La pintura británica había discutido durante décadas sobre su insularidad o su dependencia de la moderna tradición francesa, en la que tuvo mucho que ver el trabajo de Roger Fry. Más independientes y audaces, los pintores a los que conoció Freud en su juventud se sentían cercanos a Herbert Read. Uno de ellos era Graham Sutherland, decisivo en la llegada del surrealismo a Londres en 1936, cuyas pinturas erizadas y espinosas no dejan de evocar a Grünewald. Fue Sutherland quien le presentó a Francis Bacon. Pero ambos le llevaban a Freud 20 años. Debía buscar su propio camino.

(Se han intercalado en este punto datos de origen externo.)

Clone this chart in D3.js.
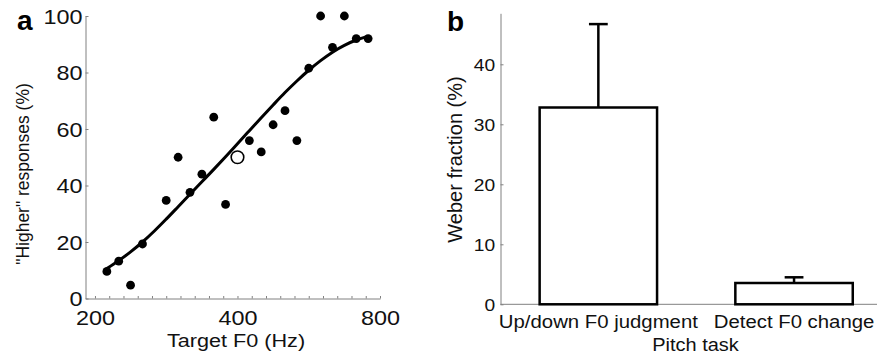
<!DOCTYPE html>
<html>
<head>
<meta charset="utf-8">
<script src="https://cdn.jsdelivr.net/npm/d3@7"></script>
<style>
  body { margin: 0; background: #fff; }
  svg { display: block; font-family: "Liberation Sans", Arial, sans-serif; }
</style>
</head>
<body>
<svg id="chart" width="877" height="359"></svg>
<script>
// Panel a: psychometric data (target F0 in Hz, % "higher" responses)
const targetF0 = [211.9, 224.5, 237.8, 252, 282.8, 299.7, 317.5, 336.4, 356.4, 377.5,
  423.8, 449, 475.7, 504, 534, 565.7, 599.3, 635, 672.7, 712.7, 755.1];
const higherPct = [9.6, 13.2, 4.7, 19.3, 34.7, 50, 37.6, 44, 64.2, 33.3,
  55.9, 51.9, 61.5, 66.5, 55.9, 81.5, 100, 88.9, 100, 92, 92];
// reference tone (open circle)
const refF0 = 400;
const refPct = 50;

// fitted curve
const fitF0 = [211.9, 224.5, 237.8, 252, 267, 282.8, 299.7, 317.5, 336.4, 356.4, 377.5,
  400, 423.8, 449, 475.7, 504, 534, 565.7, 599.3, 635, 672.7, 712.7, 755.1];
const fitPct = [10.6, 13.4, 16.5, 20, 23.9, 28.1, 32.5, 36.9, 41.3, 45.7, 50.2,
  54.8, 59.4, 64, 68.5, 72.9, 77, 80.8, 84.2, 87.2, 89.6, 91.5, 92.8];

const yTicksA = [0, 20, 40, 60, 80, 100];
const xLabelsA = [200, 400, 800];

// Panel b: Weber fractions
const tasks = ['Up/down F0 judgment', 'Detect F0 change'];
const weber = [32.8, 3.55];
const weberErr = [13.9, 0.95];
const yTicksB = [0, 10, 20, 30, 40];

const svg = d3.select('#chart');
const axisColor = '#808080';
const ink = '#111';

// ---------- panel a ----------
const xA = d3.scaleLog().domain([191, 800]).range([85.5, 380]);
const yA = d3.scaleLinear().domain([0, 100]).range([298.5, 16]);

const minorA = d3.range(0, 21).map(i => 200 * Math.pow(2, i / 10));

const gyA = svg.append('g')
  .attr('transform', 'translate(85.5,0)')
  .call(d3.axisLeft(yA).tickValues(yTicksA).tickSize(-3).tickSizeOuter(0));
gyA.select('.domain').attr('stroke', axisColor);
gyA.selectAll('line').attr('stroke', axisColor);
gyA.selectAll('text')
  .attr('x', -2.5).attr('dy', '0.36em')
  .attr('transform', 'scale(1.2,1)')
  .attr('font-size', 19.5).attr('fill', ink).attr('font-family', null);

const gxA = svg.append('g')
  .attr('transform', 'translate(0,298.5)')
  .call(d3.axisBottom(xA).tickValues(minorA).tickSize(-2.5).tickSizeOuter(0)
    .tickFormat(d => xLabelsA.includes(Math.round(d)) ? Math.round(d) : ''));
gxA.select('.domain').attr('stroke', axisColor);
gxA.selectAll('line').attr('stroke', axisColor);
gxA.selectAll('text')
  .attr('y', 27).attr('dy', 0)
  .attr('transform', 'scale(1.2,1)')
  .attr('font-size', 19.5).attr('fill', ink).attr('font-family', null);

// fitted line
const fitLine = d3.line()
  .x((d, i) => xA(fitF0[i]))
  .y(d => yA(d))
  .curve(d3.curveMonotoneX);

svg.append('path')
  .datum(fitPct)
  .attr('fill', 'none')
  .attr('stroke', '#000')
  .attr('stroke-width', 3)
  .attr('d', fitLine);

svg.append('g').selectAll('circle')
  .data(higherPct)
  .join('circle')
  .attr('cx', (d, i) => xA(targetF0[i]))
  .attr('cy', d => yA(d))
  .attr('r', 4.4)
  .attr('fill', '#000');

svg.append('circle')
  .attr('cx', xA(refF0))
  .attr('cy', yA(refPct))
  .attr('r', 6.3)
  .attr('fill', '#fff')
  .attr('stroke', '#000')
  .attr('stroke-width', 1.6);

svg.append('text')
  .attr('transform', 'translate(236,347) scale(1.17,1)')
  .attr('text-anchor', 'middle')
  .attr('font-size', 18.5).attr('fill', ink)
  .text('Target F0 (Hz)');

svg.append('text')
  .attr('transform', 'translate(28.5,174) rotate(-90)')
  .attr('text-anchor', 'middle')
  .attr('font-size', 17.5).attr('fill', ink)
  .text('"Higher" responses (%)');

svg.append('text')
  .attr('x', 17).attr('y', 30)
  .attr('font-size', 28).attr('font-weight', 'bold').attr('fill', '#000')
  .text('a');

// ---------- panel b ----------
const xB = d3.scaleLinear().domain([0.5, 2.5]).range([500.5, 891.9]);
const yB = d3.scaleLinear().domain([0, 48.5]).range([304.3, 13.3]);
const barW = 0.6;
const capW = 0.048;

const gyB = svg.append('g')
  .attr('transform', 'translate(500.5,0)')
  .call(d3.axisLeft(yB).tickValues(yTicksB).tickSize(-3).tickSizeOuter(0));
gyB.select('.domain').attr('stroke', axisColor);
gyB.selectAll('line').attr('stroke', axisColor);
gyB.selectAll('text')
  .attr('x', -4.5).attr('dy', '0.36em')
  .attr('transform', 'scale(1.2,1)')
  .attr('font-size', 16).attr('fill', ink).attr('font-family', null);

svg.append('line')
  .attr('x1', xB(0.5)).attr('x2', 877)
  .attr('y1', yB(0)).attr('y2', yB(0))
  .attr('stroke', axisColor);

// error bars (upper only), drawn before bars
const errG = svg.append('g').attr('stroke', '#000').attr('stroke-width', 2.5);
weber.forEach((v, i) => {
  const cx = xB(i + 1);
  errG.append('line')
    .attr('x1', cx).attr('x2', cx)
    .attr('y1', yB(v)).attr('y2', yB(v + weberErr[i]));
  errG.append('line')
    .attr('x1', xB(i + 1 - capW)).attr('x2', xB(i + 1 + capW))
    .attr('y1', yB(v + weberErr[i])).attr('y2', yB(v + weberErr[i]));
});

svg.append('g').selectAll('rect')
  .data(weber)
  .join('rect')
  .attr('x', (d, i) => xB(i + 1 - barW / 2))
  .attr('width', (d, i) => xB(i + 1 + barW / 2) - xB(i + 1 - barW / 2))
  .attr('y', d => yB(d))
  .attr('height', d => yB(0) - yB(d))
  .attr('fill', '#fff')
  .attr('stroke', '#000')
  .attr('stroke-width', 2.5);

svg.append('g').selectAll('text')
  .data(tasks)
  .join('text')
  .attr('transform', (d, i) => `translate(${xB(i + 1)},328) scale(1.1,1)`)
  .attr('text-anchor', 'middle')
  .attr('font-size', 18.5).attr('fill', ink)
  .text(d => d);

svg.append('text')
  .attr('transform', 'translate(695.5,350.5) scale(1.08,1)')
  .attr('text-anchor', 'middle')
  .attr('font-size', 18.5).attr('fill', ink)
  .text('Pitch task');

svg.append('text')
  .attr('transform', 'translate(461.5,159.5) rotate(-90)')
  .attr('text-anchor', 'middle')
  .attr('font-size', 20).attr('fill', ink)
  .text('Weber fraction (%)');

svg.append('text')
  .attr('x', 447).attr('y', 30.5)
  .attr('font-size', 28).attr('font-weight', 'bold').attr('fill', '#000')
  .text('b');
</script>
</body>
</html>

Hacia los sesenta, su estrella juvenil comenzó a declinar, coincidiendo con la irrupción del pop (en su particularísima variante británica) y el arte conceptual. Pero fue durante aquella supervivencia relegada cuando Freud acuñó su estilo intransferible. Hizo muchos retratos: un Londres de aristócratas, chaperos, productores musicales, modelos que eran descarriadas hijas de familia… Aun así, todo era un poco local. El reconocimiento internacional llegó tras las grandes exposiciones de Washington, París y Berlín, y coincidió con la resurrección de la pintura, en especial figurativa, propiciada por jóvenes que quisieron reescribir una historia del arte que hasta entonces había sido abusivamente lineal y había orillado a muchos artistas que no casaban con el argumento.

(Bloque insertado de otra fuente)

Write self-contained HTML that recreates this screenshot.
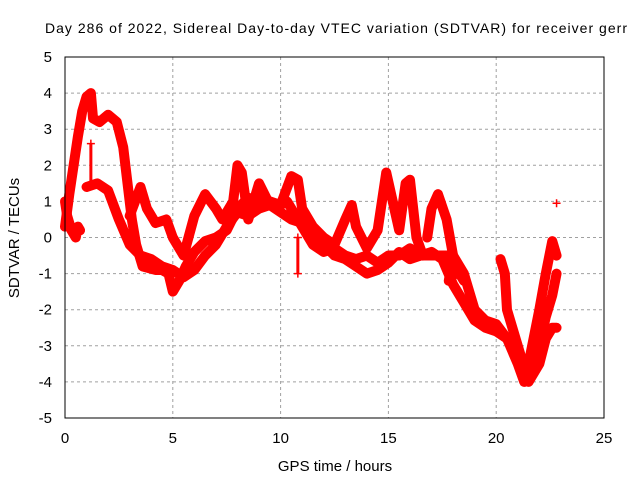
<!DOCTYPE html>
<html><head><meta charset="utf-8"><style>
body{margin:0;background:#fff;font-family:"Liberation Sans",sans-serif}
svg text{font-family:"Liberation Sans",sans-serif;font-size:15px;fill:#000}
</style></head><body>
<svg id="chart" width="640" height="480">
<text x="45" y="33" style="font-size:14px" textLength="582" lengthAdjust="spacing">Day 286 of 2022, Sidereal Day-to-day VTEC variation (SDTVAR) for receiver gerr</text>
<g id="grid"></g>
<g id="ticks"></g>
<g id="marks"></g>
<rect x="65" y="57" width="539" height="361" fill="none" stroke="#000" stroke-width="1"/>
<text x="335" y="471" text-anchor="middle">GPS time / hours</text>
<text transform="translate(19,238) rotate(-90)" text-anchor="middle">SDTVAR / TECUs</text>
</svg>
<script>
const xTicks=[0,5,10,15,20,25];
const yTicks=[-5,-4,-3,-2,-1,0,1,2,3,4,5];
const traceA=[[0,0.3],[0.2,1.2],[0.4,2],[0.6,2.8],[0.8,3.5],[1.0,3.9],[1.2,4.0],[1.3,3.3],[1.6,3.2],[2.0,3.4],[2.4,3.2],[2.7,2.5],[2.9,1.5],[3.1,0.5],[3.3,-0.2],[3.6,-0.8],[4.2,-0.9],[4.5,-0.9],[4.8,-1.0],[5.0,-1.5],[5.3,-1.2],[5.6,-0.8],[6.0,-0.4],[6.5,-0.1],[7.0,0.0],[7.5,0.2],[8.0,0.8],[8.5,1.1],[9,1.0],[9.5,1.0],[10,0.9],[10.3,1.0],[10.7,0.6],[11,0.3],[11.5,-0.2],[12,-0.4],[12.5,-0.3],[13,-0.5],[13.5,-0.6],[14,-0.5],[14.5,-0.7],[15,-0.5],[15.5,-0.5],[16,-0.3],[16.5,-0.5],[17,-0.4],[17.5,-0.6],[18,-1.3],[18.5,-1.8],[19,-2.3],[19.5,-2.5],[20,-2.6],[20.5,-2.8],[21,-3.5],[21.3,-4.0],[21.6,-3.8],[22,-3.0],[22.3,-2.2],[22.6,-1.6],[22.8,-1.0]];
const traceB=[[1.0,1.4],[1.5,1.5],[2.0,1.3],[2.5,0.5],[3.0,-0.2],[3.5,-0.5],[4.0,-0.6],[4.5,-0.8],[5.0,-0.9],[5.5,-1.1],[6,-0.9],[6.5,-0.5],[7,-0.2],[7.5,0.3],[8,0.7],[8.5,0.6],[9,0.8],[9.5,0.9],[10,0.7],[10.5,0.5],[11,0.4],[11.5,0.0],[12,-0.2],[12.5,-0.5],[13,-0.6],[13.5,-0.8],[14,-1.0],[14.5,-0.9],[15,-0.7],[15.5,-0.4],[16,-0.6],[16.5,-0.5],[17,-0.5],[17.5,-0.5],[18,-0.5],[18.5,-1.0],[19,-2.0],[19.5,-2.3],[20,-2.4],[20.5,-2.8],[21,-3.3],[21.5,-4.0],[22,-3.5],[22.3,-2.8],[22.6,-2.5],[22.8,-2.5]];
const traceC=[[0,1.0],[0.1,0.6],[0.3,0.2],[0.5,0.0],[0.6,0.3],[0.7,0.2]];
const traceD=[[3.0,0.6],[3.5,1.4],[3.8,0.8],[4.2,0.4],[4.7,0.5],[5,0],[5.5,-0.5],[6,0.6],[6.5,1.2],[7,0.8],[7.3,0.5],[7.8,1.0],[8,2.0],[8.2,1.8],[8.5,0.5],[9,1.5],[9.5,0.9],[10,0.9],[10.5,1.7],[10.8,1.6],[11,0.8],[11.5,0.3],[12,0.0],[12.5,-0.2],[13,0.5],[13.3,0.9],[13.5,0.3],[14,-0.3],[14.5,0.2],[14.9,1.8],[15.2,1.0],[15.5,0.2],[15.8,1.5],[16,1.6],[16.3,0],[16.6,-0.5]];
const traceE=[[16.8,0.0],[17.0,0.8],[17.3,1.2],[17.7,0.5],[18,-0.5],[17.8,-1.2],[18.2,-0.9],[18.5,-1.2]];
const traceF=[[20.2,-0.6],[20.4,-1.0],[20.5,-2.0],[21.0,-3.0],[21.3,-3.6]];
const traceG=[[21.5,-3.5],[22,-2],[22.3,-1],[22.6,-0.1],[22.8,-0.5]];
const traceH=[[10.8,-1.0],[10.8,0.0]];
const traceI=[[1.2,1.5],[1.2,2.6]];
const spikes=[[22.8,0.95]];
const traces=[traceA,traceB,traceC,traceD,traceE,traceF,traceG];
const thinTraces=[traceH,traceI];
const X=h=>65+h*21.56, Y=v=>237.5-v*36.1;
const NS="http://www.w3.org/2000/svg";
const grid=document.getElementById('grid'),ticks=document.getElementById('ticks'),marks=document.getElementById('marks');
function mk(t,a,p){const e=document.createElementNS(NS,t);for(const k in a)e.setAttribute(k,a[k]);p.appendChild(e);return e;}
xTicks.forEach(t=>{
 if(t>0&&t<25){const l=mk('line',{x1:X(t),x2:X(t),y1:57,y2:418,stroke:'#a0a0a0','stroke-dasharray':'3,3'},grid);
 
 }
 const tx=mk('text',{x:X(t),y:443,'text-anchor':'middle'},ticks);tx.textContent=t;
 
 
});
yTicks.forEach(t=>{
 if(t>-5&&t<5){const l=mk('line',{x1:65,x2:604,y1:Y(t),y2:Y(t),stroke:'#a0a0a0','stroke-dasharray':'3,3'},grid);
 
 }
 const tx=mk('text',{x:52,y:Y(t)+5,'text-anchor':'end'},ticks);tx.textContent=t;
 
 
});
function plus(h,v,name){
 const g=mk('path',{d:`M${X(h)-4},${Y(v)}h8M${X(h)},${Y(v)-4}v8`,stroke:'#f00','stroke-width':1.5},marks);
 
 
}
traces.forEach((tr,i)=>{
 const pl=mk('polyline',{points:tr.map(p=>X(p[0])+','+Y(p[1])).join(' '),fill:'none',stroke:'#f00','stroke-width':10,'stroke-linejoin':'round','stroke-linecap':'round'},marks);
 
 
 tr.forEach(p=>plus(p[0],p[1],'data-point'));
});
thinTraces.forEach((tr,i)=>{
 const pl=mk('polyline',{points:tr.map(p=>X(p[0])+','+Y(p[1])).join(' '),fill:'none',stroke:'#f00','stroke-width':3},marks);
 
 
 tr.forEach(p=>plus(p[0],p[1],'spike-point'));
});
spikes.forEach(p=>plus(p[0],p[1],'outlier-point'));
</script>
</body></html>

El propio estudio en el que se encerró Freud durante sus últimos años también era una metáfora de esa carnalidad en la que somos, nos movemos y existimos. Un lugar angosto, cubierto por completo de costras de pintura reseca, mazos de pinceles como sarmientos, montañas de trapos fosilizados, según se ve en las fotografías de su ayudante David Dawson (“¿A qué le ayudaba?”, hubiera dicho mi tía Herminia). Además de la densidad de la pintura, en sus obras finales el lienzo soporta aluviones de una materia arenosa que nos acerca a los cuerpos y a la vez nos aleja de lo que sería su imagen lisa, su mera forma. La inspectora de la Seguridad Social o Bowery, el performer que murió de sida, se nos echan encima, pero nos resultan inasibles. Sobre esos desnudos cae una luz tan cruda y directa como la de los focos sobre los rostros deslumbrados a la salida matinal de una discoteca.

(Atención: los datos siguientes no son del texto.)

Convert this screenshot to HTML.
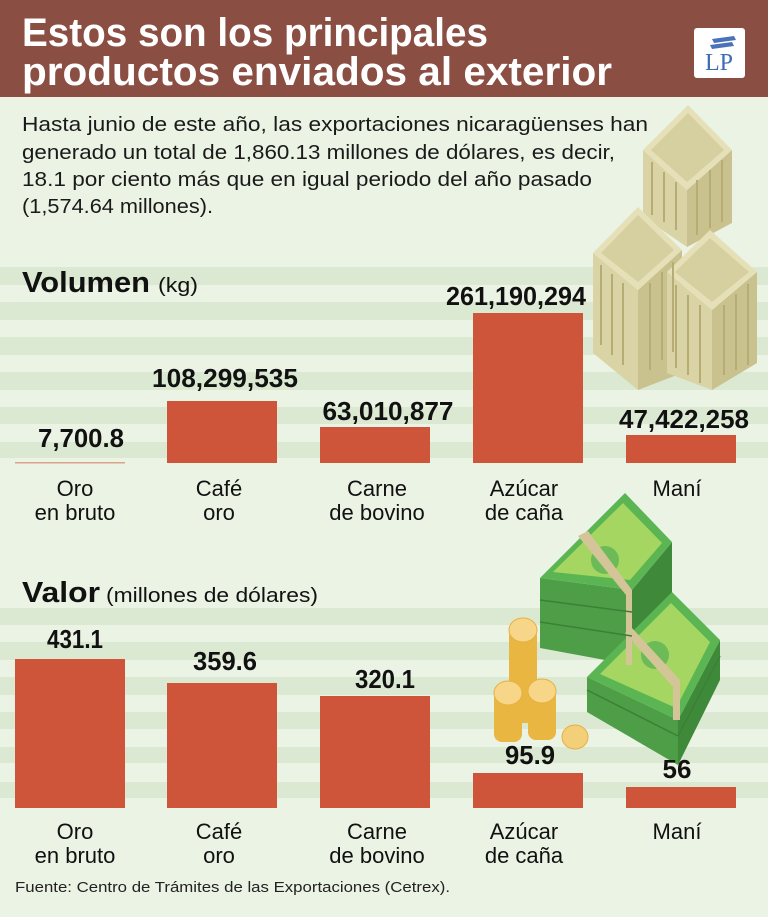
<!DOCTYPE html>
<html><head><meta charset="utf-8"><style>
html,body{margin:0;padding:0;}
body{width:768px;height:917px;overflow:hidden;background:#ebf3e4;}
svg{display:block;}
text{font-family:"Liberation Sans Narrow","Liberation Sans",sans-serif;}
</style></head><body>
<svg width="768" height="917" viewBox="0 0 768 917" xmlns="http://www.w3.org/2000/svg">
<rect x="0" y="0" width="768" height="917" fill="#ebf3e4"/>
<g fill="#dbe9d2">
<rect x="0" y="267" width="768" height="18"/>
<rect x="0" y="302" width="768" height="18"/>
<rect x="0" y="337" width="768" height="18"/>
<rect x="0" y="372" width="768" height="18"/>
<rect x="0" y="407" width="768" height="17"/>
<rect x="0" y="442" width="768" height="16"/>
<rect x="0" y="608" width="768" height="17"/>
<rect x="0" y="642" width="768" height="18"/>
<rect x="0" y="677" width="768" height="18"/>
<rect x="0" y="712" width="768" height="17"/>
<rect x="0" y="747" width="768" height="16"/>
<rect x="0" y="782" width="768" height="16"/>
</g>
<rect x="0" y="0" width="768" height="97" fill="#8a4e43"/>
<text x="22" y="46" font-size="40" font-weight="bold" fill="#fff" textLength="466" lengthAdjust="spacingAndGlyphs">Estos son los principales</text>
<text x="22" y="85" font-size="40" font-weight="bold" fill="#fff" textLength="590" lengthAdjust="spacingAndGlyphs">productos enviados al exterior</text>
<rect x="694" y="28" width="51" height="50" rx="3" fill="#fff"/>
<path d="M712 39 L734 36 L736 40 L714 43 Z M710 45 L732 42 L734 46 L712 49 Z" fill="#4a72b8"/>
<text x="719" y="70" font-size="24" fill="#3f6cb5" text-anchor="middle" style="font-family:'Liberation Serif',serif">LP</text>
<g font-size="20" fill="#1a1a1a">
<text x="22" y="131" textLength="626" lengthAdjust="spacingAndGlyphs">Hasta junio de este año, las exportaciones nicaragüenses han</text>
<text x="22" y="159" textLength="593" lengthAdjust="spacingAndGlyphs">generado un total de 1,860.13 millones de dólares, es decir,</text>
<text x="22" y="186" textLength="570" lengthAdjust="spacingAndGlyphs">18.1 por ciento más que en igual periodo del año pasado</text>
<text x="22" y="213" textLength="191" lengthAdjust="spacingAndGlyphs">(1,574.64 millones).</text>
</g>
<g stroke="none">
 <polygon points="643,150 687,190 687,247 643,217" fill="#d9d3a6"/>
 <polygon points="687,190 732,150 732,223 687,247" fill="#c9c28e"/>
 <polygon points="688,105 732,150 687,190 643,150" fill="#e6e0b8"/>
 <polygon points="688,113 724,150 687,182 651,150" fill="#d6cf9f"/>
 <polygon points="593,253 638,290 638,390 593,353" fill="#d9d3a6"/>
 <polygon points="638,290 682,250 682,373 638,390" fill="#c9c28e"/>
 <polygon points="638,207 682,250 638,290 593,253" fill="#e6e0b8"/>
 <polygon points="638,215 674,250 638,282 601,253" fill="#d6cf9f"/>
 <polygon points="667,272 712,310 712,390 667,373" fill="#d9d3a6"/>
 <polygon points="712,310 757,272 757,363 712,390" fill="#c9c28e"/>
 <polygon points="710,230 757,272 712,310 667,272" fill="#e6e0b8"/>
 <polygon points="710,238 749,272 712,302 675,272" fill="#d6cf9f"/>
 <g stroke="#b5ad74" stroke-width="2">
  <line x1="601" y1="265" x2="601" y2="345"/><line x1="612" y1="274" x2="612" y2="355"/><line x1="623" y1="283" x2="623" y2="365"/>
  <line x1="650" y1="283" x2="650" y2="370"/><line x1="662" y1="272" x2="662" y2="360"/><line x1="673" y1="262" x2="673" y2="352"/>
  <line x1="676" y1="285" x2="676" y2="368"/><line x1="688" y1="295" x2="688" y2="375"/><line x1="700" y1="305" x2="700" y2="383"/>
  <line x1="724" y1="305" x2="724" y2="375"/><line x1="736" y1="294" x2="736" y2="370"/><line x1="748" y1="284" x2="748" y2="365"/>
  <line x1="697" y1="180" x2="697" y2="235"/><line x1="710" y1="170" x2="710" y2="228"/><line x1="722" y1="160" x2="722" y2="222"/>
  <line x1="652" y1="162" x2="652" y2="215"/><line x1="664" y1="172" x2="664" y2="222"/><line x1="676" y1="182" x2="676" y2="230"/>
 </g>
</g>
<text x="22" y="292" font-size="29" font-weight="bold" fill="#111" textLength="128" lengthAdjust="spacingAndGlyphs">Volumen</text>
<text x="158" y="292" font-size="20" fill="#111" textLength="40" lengthAdjust="spacingAndGlyphs">(kg)</text>
<g fill="#cf553a">
<rect x="15" y="462" width="110" height="1.5" fill="#d8a58a"/>
<rect x="167" y="401" width="110" height="62"/>
<rect x="320" y="427" width="110" height="36"/>
<rect x="473" y="313" width="110" height="150"/>
<rect x="626" y="435" width="110" height="28"/>
</g>
<g font-size="26" font-weight="bold" fill="#111" text-anchor="middle">
<text x="81" y="447" textLength="86" lengthAdjust="spacingAndGlyphs">7,700.8</text>
<text x="225" y="387" textLength="146" lengthAdjust="spacingAndGlyphs">108,299,535</text>
<text x="388" y="420" textLength="131" lengthAdjust="spacingAndGlyphs">63,010,877</text>
<text x="516" y="305" textLength="140" lengthAdjust="spacingAndGlyphs">261,190,294</text>
<text x="684" y="428" textLength="130" lengthAdjust="spacingAndGlyphs">47,422,258</text>
</g>
<g font-size="22" fill="#111" text-anchor="middle">
<text x="75" y="496">Oro</text><text x="75" y="520">en bruto</text>
<text x="219" y="496">Café</text><text x="219" y="520">oro</text>
<text x="377" y="496">Carne</text><text x="377" y="520">de bovino</text>
<text x="524" y="496">Azúcar</text><text x="524" y="520">de caña</text>
<text x="677" y="496">Maní</text>
</g>
<g>
 <polygon points="540,578 632,590 632,665 540,648" fill="#4e9e48"/>
 <polygon points="632,590 672,542 672,620 632,665" fill="#3f8a3a"/>
 <polygon points="625,493 672,542 632,590 540,578" fill="#5bb552"/>
 <polygon points="623,503 662,543 630,580 553,572" fill="#a6d662"/>
 <circle cx="605" cy="560" r="14" fill="#6cbb58"/>
 <polygon points="587,677 678,720 678,765 587,712" fill="#4e9e48"/>
 <polygon points="678,720 720,640 720,680 678,765" fill="#3f8a3a"/>
 <polygon points="672,592 720,640 678,720 587,677" fill="#5bb552"/>
 <polygon points="671,603 710,642 676,708 600,674" fill="#a6d662"/>
 <circle cx="655" cy="655" r="14" fill="#6cbb58"/>
 <polygon points="578,536 588,531 632,590 632,665 626,665 626,595" fill="#d3c597"/>
 <polygon points="625,633 632,628 680,680 680,720 673,720 673,687" fill="#d3c597"/>
 <g stroke="#3b8135" stroke-width="1.5"><line x1="540" y1="600" x2="632" y2="612"/><line x1="540" y1="622" x2="632" y2="636"/><line x1="587" y1="690" x2="678" y2="736"/><line x1="678" y1="736" x2="720" y2="656"/></g>
</g>
<g>
 <rect x="509" y="628" width="28" height="95" rx="8" fill="#e9b642"/>
 <ellipse cx="523" cy="630" rx="14" ry="12" fill="#f7d68a" stroke="#e6b140"/>
 <rect x="494" y="690" width="28" height="52" rx="8" fill="#e9b642"/>
 <ellipse cx="508" cy="693" rx="14" ry="12" fill="#f7d68a" stroke="#e6b140"/>
 <rect x="528" y="688" width="28" height="52" rx="8" fill="#e9b642"/>
 <ellipse cx="542" cy="691" rx="14" ry="12" fill="#f7d68a" stroke="#e6b140"/>
 <ellipse cx="575" cy="737" rx="13" ry="12" fill="#f3cf79" stroke="#e6b140"/>
</g>
<text x="22" y="602" font-size="29" font-weight="bold" fill="#111" textLength="78" lengthAdjust="spacingAndGlyphs">Valor</text>
<text x="106" y="602" font-size="20" fill="#111" textLength="212" lengthAdjust="spacingAndGlyphs">(millones de dólares)</text>
<g fill="#cf553a">
<rect x="15" y="659" width="110" height="149"/>
<rect x="167" y="683" width="110" height="125"/>
<rect x="320" y="696" width="110" height="112"/>
<rect x="473" y="773" width="110" height="35"/>
<rect x="626" y="787" width="110" height="21"/>
</g>
<g font-size="26" font-weight="bold" fill="#111" text-anchor="middle">
<text x="75" y="648" textLength="56" lengthAdjust="spacingAndGlyphs">431.1</text>
<text x="225" y="670" textLength="64" lengthAdjust="spacingAndGlyphs">359.6</text>
<text x="385" y="688" textLength="60" lengthAdjust="spacingAndGlyphs">320.1</text>
<text x="530" y="764" textLength="50" lengthAdjust="spacingAndGlyphs">95.9</text>
<text x="677" y="778">56</text>
</g>
<g font-size="22" fill="#111" text-anchor="middle">
<text x="75" y="839">Oro</text><text x="75" y="863">en bruto</text>
<text x="219" y="839">Café</text><text x="219" y="863">oro</text>
<text x="377" y="839">Carne</text><text x="377" y="863">de bovino</text>
<text x="524" y="839">Azúcar</text><text x="524" y="863">de caña</text>
<text x="677" y="839">Maní</text>
</g>
<text x="15" y="892" font-size="15" fill="#222" textLength="435" lengthAdjust="spacingAndGlyphs">Fuente: Centro de Trámites de las Exportaciones (Cetrex).</text>
</svg>
</body></html>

Aun siendo irrepetible y haciendo de la irrepetibilidad existencial un verdadero tema de su pintura, no han faltado artistas en la estela de Freud. Su legataria más evidente fue Paula Rego. En España, aun contando con Gutiérrez-Solana como mediador, lo recuerdan los disparates de Luis Vigil y, aún más claramente, los suspenses policiacos pintados por Víctor López-Rúa, las viejas y lustrosas tarimas.
‘Lucian Freud. Nuevas perspectivas’. Museo Thyssen-Bornemisza. Madrid. Hasta el 18 de junio.